During the years 1891-1897, inclusive, there was held in Mr. Crist's grove a Gospel
Prohibition service every Sabbath afternoon for four months each year to advance this
great cause. In 1899-1901, inclusive, the work was continued by the publication of the
Twentieth Century, an eight page monthly. For the past seven years Mr. Crist has been
publisher of the Thorntown Argus-Enterprise, a weekly local paper.
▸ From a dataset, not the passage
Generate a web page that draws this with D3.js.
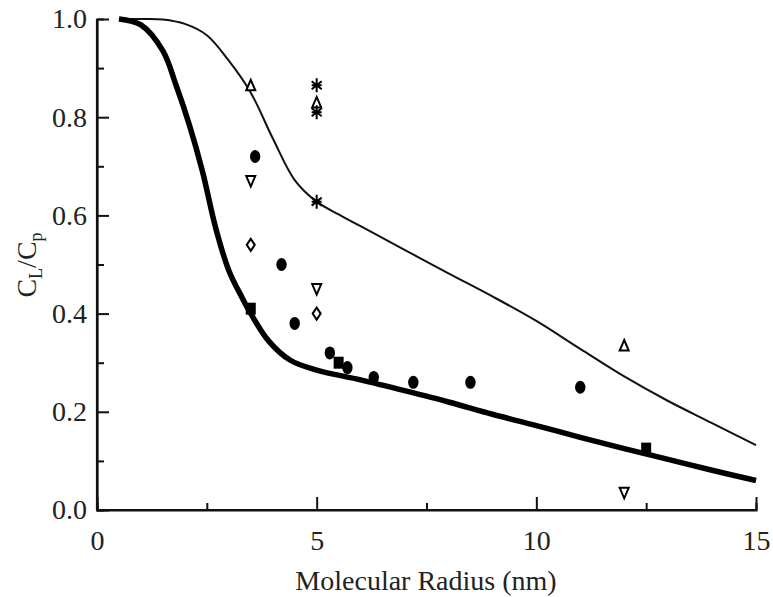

In addition to this work along reform lines, Mr. Crist served as director in the First National
Bank at Liberty, Indiana; secretary of a turnpike company; secretary of the Masonic Order
for a long period of years; president of the County Sunday School Association, both in
Union and Boone counties. He became director of the First National Bank in Thorntown
and aided in the organization of the Home National Bank of Thorntown and served as
president for six years. This is a mere outline of some of the duties and responsibilities of a
long active life and still more to follow.

Mark B. Crist, the son and only child of the subject of this sketch, was tutored at home
until he was prepared to enter the freshman work at Purdue University, which course he
finished in 1896. He then went to New York, where he for five years was engaged in
practical lines along electrical and mechanical engineering. During this time he was
married to Miss Anna Field of Dayton, Ohio. To this union five children were born,
Eunice, March 25, 1901, in New York City; Floyd Field, born in Cleveland, May 5, 1902;
Mary Eleanor, July 24, 1904; Ida, January 9, 1901 (should this be 1911?); Orpha Lee,
August 17, 1912; all born in Pittsburg, Pennsylvania.

L.M. Crist, though living on borrowed time, is still hale and hardy and ready for more
battles along moral lines. His theme of life has been total abstinence from all things
harmful and temperate in all things that are good and useful.